Since then, we have gone our own ways. My style is pretty consistent; I've had the same short haircut for decades and still gravitate toward Asian tops and loads of funky jewelry. My now teenage daughter on the other hand goes in and out of fashion phases at a head-spinning rate. Her major influences are Urban Outfitters, her high school peers, and the gospel according to Seventeen. These days, when she isn't in riding breeches and boots, she tends to be poured into skinny jeans with a loose colorful top and a scarf.

This is precisely what I agreed to her wearing yesterday for a family trip into Boston and a show. I still believe in dressing up for the theatre, but suggesting a skirt would be a big waste of my limited time. I settled for stylish casual, which my trim fifteen year old can certainly pull off. She came downstairs in a crisp blue collared blouse with a contrasting blue pashmina (the ones you get for $10 at a cart in the mall, not $200 at a counter at Saks). "You look great!" my husband and I both told her.

"I don't like the blue with the other blue," she moaned at us.

"But, you look great," we repeated. "Really."

"Arrrrgh!" she exclaimed and raced back upstairs, stripping off the freshly-ironed shirt on her way. I followed, stopping in my closet to grab a couple of options. We were already late.

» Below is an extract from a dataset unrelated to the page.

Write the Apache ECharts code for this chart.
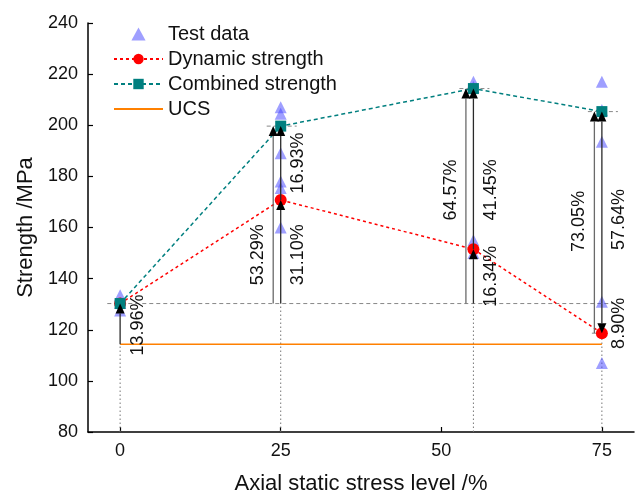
<!DOCTYPE html>
<html>
<head>
<meta charset="utf-8">
<script src="https://cdn.jsdelivr.net/npm/echarts@6/dist/echarts.min.js"></script>
<style>
  html, body { margin: 0; padding: 0; background: #fff; }
  #chart { width: 640px; height: 496px; }
</style>
</head>
<body>
<div id="chart"></div>
<script>
// Axial static stress levels (%) at which the rock was tested
const stressLevels = [0, 25, 55, 75];
const stressTicks = [0, 25, 50, 75];

// Strengths (MPa)
const ucsStrength = 114.3;
const dynamicStrength = [130.25, 170.76, 151.53, 118.66];
const combinedStrength = [130.25, 199.66, 214.35, 205.34];

// Individual specimen results
const testLevels = [0, 0, 0, 25, 25, 25, 25, 25, 25, 55, 55, 55, 55, 75, 75, 75, 75, 75];
const testValues = [133.5, 127.5, 130.5, 207, 204.5, 189, 178, 175.5, 160, 217, 215, 155, 150, 217, 206, 193.5, 131, 107];

// Relative changes annotated on the arrows
const gainLabels = ['13.96%', '53.29%', '31.10%', '16.93%', '64.57%', '16.34%', '41.45%', '73.05%', '57.64%', '8.90%'];

const FONT = "'Liberation Sans', Arial, sans-serif";
const base = dynamicStrength[0];

// Arrow spans: level index, start and end strength, which side of the level, label nudge (px)
const arrows = [
  { i: 0, from: ucsStrength, to: dynamicStrength[0], side: 'right', dy: 1 },
  { i: 1, from: base, to: combinedStrength[1], side: 'left', dy: 40 },
  { i: 1, from: base, to: dynamicStrength[1], side: 'right', dy: 3 },
  { i: 1, from: dynamicStrength[1], to: combinedStrength[1], side: 'right', dy: 0 },
  { i: 2, from: base, to: combinedStrength[2], side: 'left', dy: -6 },
  { i: 2, from: base, to: dynamicStrength[2], side: 'right', dy: 0 },
  { i: 2, from: dynamicStrength[2], to: combinedStrength[2], side: 'right', dy: 21 },
  { i: 3, from: dynamicStrength[3], to: combinedStrength[3], side: 'left', dy: -1 },
  { i: 3, from: base, to: combinedStrength[3], side: 'right', dy: 12 },
  { i: 3, from: base, to: dynamicStrength[3], side: 'right', dy: 5 }
].map((a, k) => Object.assign(a, { x: stressLevels[a.i], text: gainLabels[k] }));

// Lowest point reached by the arrows at each level (dotted drop line stops there)
const lowAt = stressLevels.map((_, i) => {
  let m = Infinity;
  arrows.filter(a => a.i === i).forEach(a => { m = Math.min(m, a.from, a.to); });
  return m;
});

const LEFT_SHIFT = -7.5;

function renderGuides(params, api) {
  const i = params.dataIndex;
  const x = stressLevels[i];
  const bottom = api.coord([x, 80]);
  const low = api.coord([x, lowAt[i]]);
  const children = [];
  children.push({
    type: 'line',
    shape: { x1: bottom[0], y1: bottom[1], x2: low[0], y2: low[1] },
    style: { stroke: '#777', lineWidth: 1, lineDash: [1.5, 2.5] }
  });
  if (i === 0) {
    const a = api.coord([-2, base]);
    const b = api.coord([77, base]);
    children.push({
      type: 'line',
      shape: { x1: a[0], y1: a[1], x2: b[0], y2: b[1] },
      style: { stroke: '#888', lineWidth: 1, lineDash: [4, 3] }
    });
  } else {
    const t = api.coord([x, combinedStrength[i]]);
    children.push({
      type: 'line',
      shape: { x1: t[0] - 14, y1: t[1], x2: t[0] + 16, y2: t[1] },
      style: { stroke: '#888', lineWidth: 1, lineDash: [4, 3] }
    });
  }
  if (i === 3) {
    const d = api.coord([x, dynamicStrength[i]]);
    children.push({
      type: 'line',
      shape: { x1: d[0] - 10, y1: d[1], x2: d[0] + 2, y2: d[1] },
      style: { stroke: '#888', lineWidth: 1, lineDash: [4, 3] }
    });
  }
  return { type: 'group', children };
}

function renderArrow(params, api) {
  const a = arrows[params.dataIndex];
  const p0 = api.coord([a.x, a.from]);
  const p1 = api.coord([a.x, a.to]);
  const px = p0[0] + (a.side === 'left' ? LEFT_SHIFT : 0);
  const dir = p0[1] > p1[1] ? 1 : -1;
  const head = 10, hw = 4.5;
  const tipY = p1[1];
  const baseY = tipY + dir * head;
  const labelX = px + (a.side === 'left' ? -15 : 17.5);
  const labelY = (p0[1] + p1[1]) / 2 + a.dy;
  return {
    type: 'group',
    children: [
      {
        type: 'line',
        shape: { x1: px, y1: p0[1], x2: px, y2: baseY },
        style: { stroke: a.side === 'left' ? '#6a6a6a' : '#2a2a2a', lineWidth: 1.3 }
      },
      {
        type: 'polygon',
        shape: { points: [[px, tipY], [px - hw, baseY], [px + hw, baseY]] },
        style: { fill: '#000' }
      },
      {
        type: 'text',
        x: labelX,
        y: labelY,
        rotation: Math.PI / 2,
        style: {
          text: a.text, fontSize: 18, fontFamily: FONT, fill: '#111',
          align: 'center', verticalAlign: 'middle'
        }
      }
    ]
  };
}

const chart = echarts.init(document.getElementById('chart'), null, { renderer: 'canvas' });
chart.setOption({
  animation: false,
  backgroundColor: '#fff',
  textStyle: { fontFamily: FONT },
  grid: { left: 88, right: 6, top: 23, bottom: 64, containLabel: false, outerBoundsMode: 'none' },
  legend: {
    orient: 'vertical',
    left: 113,
    top: 24,
    padding: 0,
    itemWidth: 49,
    itemHeight: 13,
    itemGap: 5,
    symbolKeepAspect: true,
    textStyle: { fontSize: 20, color: '#111', fontFamily: FONT, lineHeight: 20 },
    data: [
      { name: 'Test data', icon: 'path://M6,0 L12,11 L0,11 Z' },
      'Dynamic strength',
      'Combined strength',
      { name: 'UCS', itemStyle: { color: 'rgba(0,0,0,0)', borderWidth: 0 } }
    ]
  },
  xAxis: {
    type: 'value',
    min: -5,
    max: 80,
    name: 'Axial static stress level /%',
    nameLocation: 'middle',
    nameGap: 41,
    nameTextStyle: { fontSize: 22, color: '#111', fontFamily: FONT },
    axisLine: { show: true, onZero: false, lineStyle: { color: '#000', width: 1.5 } },
    axisTick: { show: true, inside: true, length: 5, customValues: stressTicks, lineStyle: { color: '#000', width: 1.2 } },
    axisLabel: { customValues: stressTicks, fontSize: 18, color: '#111', margin: 10, fontFamily: FONT },
    splitLine: { show: false }
  },
  yAxis: {
    type: 'value',
    min: 80,
    max: 240,
    interval: 20,
    name: 'Strength /MPa',
    nameLocation: 'middle',
    nameGap: 50,
    nameTextStyle: { fontSize: 22, color: '#111', fontFamily: FONT },
    axisLine: { show: true, onZero: false, lineStyle: { color: '#000', width: 1.5 } },
    axisTick: { show: true, inside: true, length: 5, lineStyle: { color: '#000', width: 1.2 } },
    axisLabel: { fontSize: 18, color: '#111', margin: 10, fontFamily: FONT },
    splitLine: { show: false }
  },
  series: [
    {
      name: 'guides',
      type: 'custom',
      renderItem: renderGuides,
      data: stressLevels.map((x, i) => [x, lowAt[i]]),
      silent: true,
      z: 1
    },
    {
      name: 'Test data',
      type: 'scatter',
      symbol: 'triangle',
      symbolSize: 12,
      itemStyle: { color: 'rgba(70,70,255,0.65)' },
      data: testLevels.map((x, i) => [x, testValues[i]]),
      z: 2
    },
    {
      name: 'UCS',
      type: 'line',
      symbol: 'none',
      lineStyle: { color: '#ff8000', width: 1.5 },
      itemStyle: { color: '#ff8000' },
      data: [[stressLevels[0], ucsStrength], [stressLevels[stressLevels.length - 1], ucsStrength]],
      z: 3
    },
    {
      name: 'Dynamic strength',
      type: 'line',
      symbol: 'circle',
      symbolSize: 12,
      lineStyle: { color: '#ff0000', width: 1.5, type: [3, 3] },
      itemStyle: { color: '#ff0000' },
      data: stressLevels.map((x, i) => [x, dynamicStrength[i]]),
      z: 4
    },
    {
      name: 'Combined strength',
      type: 'line',
      symbol: 'rect',
      symbolSize: 11,
      lineStyle: { color: '#007f7f', width: 1.5, type: [4, 3] },
      itemStyle: { color: '#007f7f' },
      data: stressLevels.map((x, i) => [x, combinedStrength[i]]),
      z: 4
    },
    {
      name: 'arrows',
      type: 'custom',
      renderItem: renderArrow,
      data: arrows.map(a => [a.x, a.from, a.to]),
      encode: { x: 0, y: [1, 2] },
      silent: true,
      z: 6
    }
  ]
});
</script>
</body>
</html>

She ended up with the same top but one of my scarves, a funky woven one that I had bought in a shop across from the Tuileries garden when we went to Paris last summer. I was doubly happy. We were leaving and she looked terrific. Maybe I was triply happy. You see, in choosing one of my accessories, she had unwittingly bestowed a rare teen seal of approval. 

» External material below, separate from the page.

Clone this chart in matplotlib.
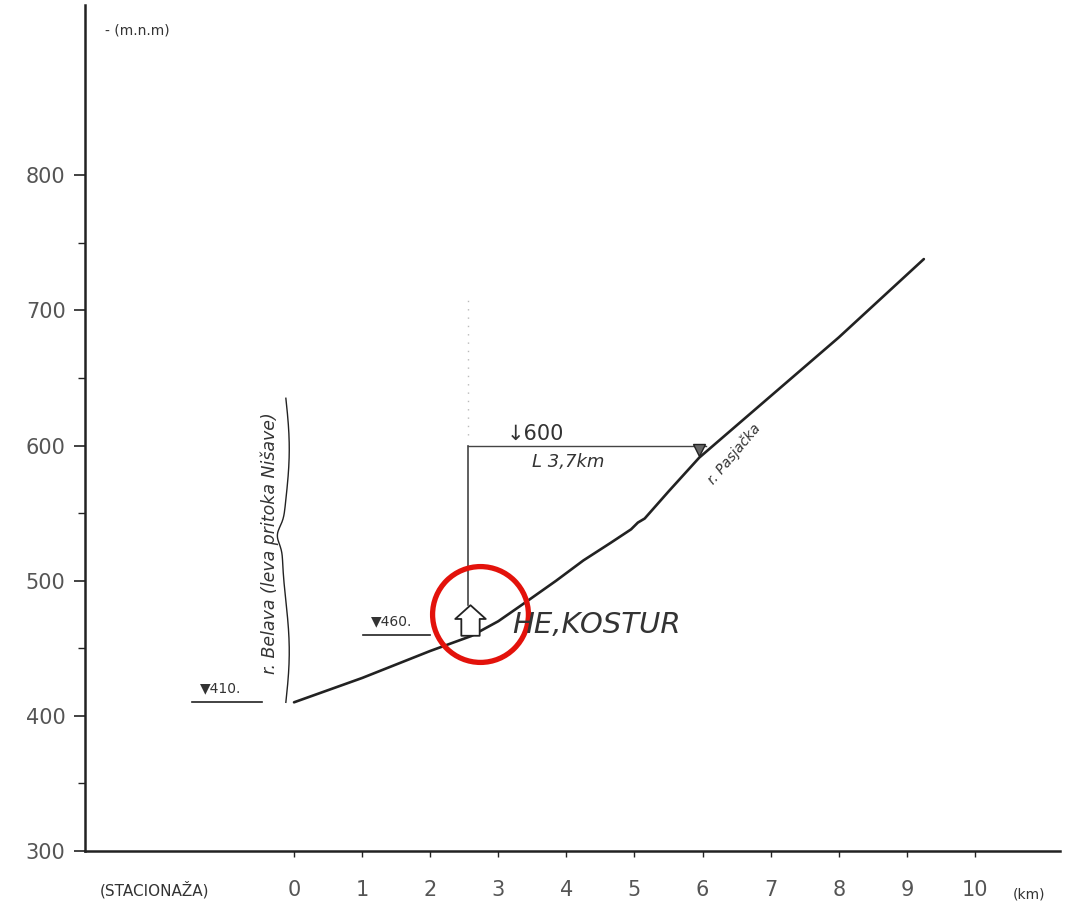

This made me reconsider my earlier aversion.

Lilly Pulitzer was not only the mother of mother-daughter dresses, she was the mother of invention. The socialite began her famous preppy line when she asked her seamstress to create some outfits she could wear while selling produce from her husband's citrus groves. The floral fabric effectively hid the juice stains. And as we all know, the dresses soon took on a very colorful life of their own. “I designed collections around whatever struck my fancy ... fruits, vegetables, politics or peacocks ... but it made people happy.” I guess as far as corporate missions are concerned, that's a pretty good one.

So, rest in peace, Lilly. I mean it. 

Because, despite my sniping about those ubiquitous sundresses, there is something really happy about the phrase, "Like mother, like daughter." 

1 comment:

  1. Thank you, Alex! As usual, I get a warm "snirky" feeling when I lead your posts... they just hit me so right on!

    As an art director I haven't always worn black, and I remember the Christmas when my toddler daughter and I marched out in what I thought were the cutest matching Laura Ashley jumpers. That was one of the few times I felt so in tune with her and one of the last times that I've had any control in her "presentation"!

    As for a little fashion validation from my now fourteen-year-old, I'm loathe toh ope for it. I think I get what she's going for when she dresses, but God help me if I dare make a suggestion! Remember the ads "Please Mother, I'd rather do it myself!"?... yet funny, she does open up a little to discussion when I open up my wallet.